Грузия

Журнал Аркадия Бабченко

  

Мой первый день. 

starshinazapasa

August 10th, 2011

Собственно, не хотел ничего писать об этой войне. Все, что мог сказать, уже сказал. Добавить нечего. Но четыре утра. И опять не могу заснуть. 

Да и фотки еще не выложенные остались. Так что напишу. Все равно, как ни крути, вспоминаю.

Во Владикавказ я прилетел вечером девятого августа. Меня встретили, отвезли в город. На площади у здания правительства республики митинг. 

Люди требуют войны. В основном - женщины. Градус истерики чуть не на точке кипения. Но в целом в городе относительно спокойно. Попытался 

разузнать что к чему. Транспорт в Южную Осетию не ходит. Есть ли дорога, нет ли - не известно. Как не известно, открыт ли Рокский тоннель или 

нет, обрушен ли и чей он вообще. Кто говорит наш, кто - грузинский. Слухи один краше другого. Но в том, что Транскам обстреливается и до

 Цхинвали не добраться, сходятся все. Поужинал, заселился в гостиницу. Утра вечера мудренее.

Утром решил не париться с поиском машины, а пойти на пункт записи добровольцев и попробовать уехать оттуда. Благо, обещались помочь.

Народу здесь было не так чтобы уж очень много, во всяком случае явно меньше чем на митинге, но записывались. Единственное требование -

 наличие формы. Форма у меня была. Записался в третий взвод под номером двадцать.

Персонажи разные - и казаки с оружием, и идейные люди, и авантюристы... Все как обычно. Клоунов тоже хватает. 

Этот товарищ был в увольнении, а тут - война. До сих пор не протрезвел. Если уж откровенно - бухой в ноль. Глаз подбит. Иностранные репортеры

 накинулись на него, как мухи на повидло. Лицо российской армии, мол. Он с радостью раздает интервью. Что они там потом напоказывали -

 представляю.

Но в целом люди адекватные. Без истерик, без призывов вырезать до седьмого колена.
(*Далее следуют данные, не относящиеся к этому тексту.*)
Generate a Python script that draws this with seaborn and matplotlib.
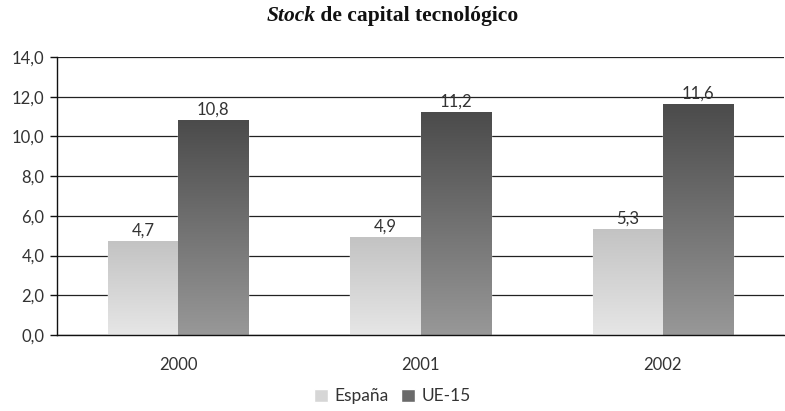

Спокойная уверенность людей, знающих за что они едут

 воевать. А едут все за Родину. Это общий порыв, он ощущается почти физически и об нет смысла говорить. Но при этом - совершенно без 

пафоса. Вообще, в целом Осетии я не видел такой ненависти к грузинам, как в Абхазии. После войны, кстати, тоже.

Очень многие не записывались, а передавали воду и еду. Главное воду. О том, что в городе перебит водопровод, было уже известно. 

После полудня загрузили автобусов пять-семь людьми и гуманитаркой, поехали

Командир этой колонны. Ни имени, ни фамилии не помню. Очень хороший мужик. Грамотный, спокойный, доброжелательный.

По дороге остановились помолиться. Это Роща Святого Хетага, место, почитаемое в Осетии за святыню. Кажется, Хетаг был первый христианин.

 От него пошли все Хетагуровы. 

У Алагира нагнали армию. От этого места и дальше - километров сто, все забито техникой. Армия идет уже практически непрерывно. 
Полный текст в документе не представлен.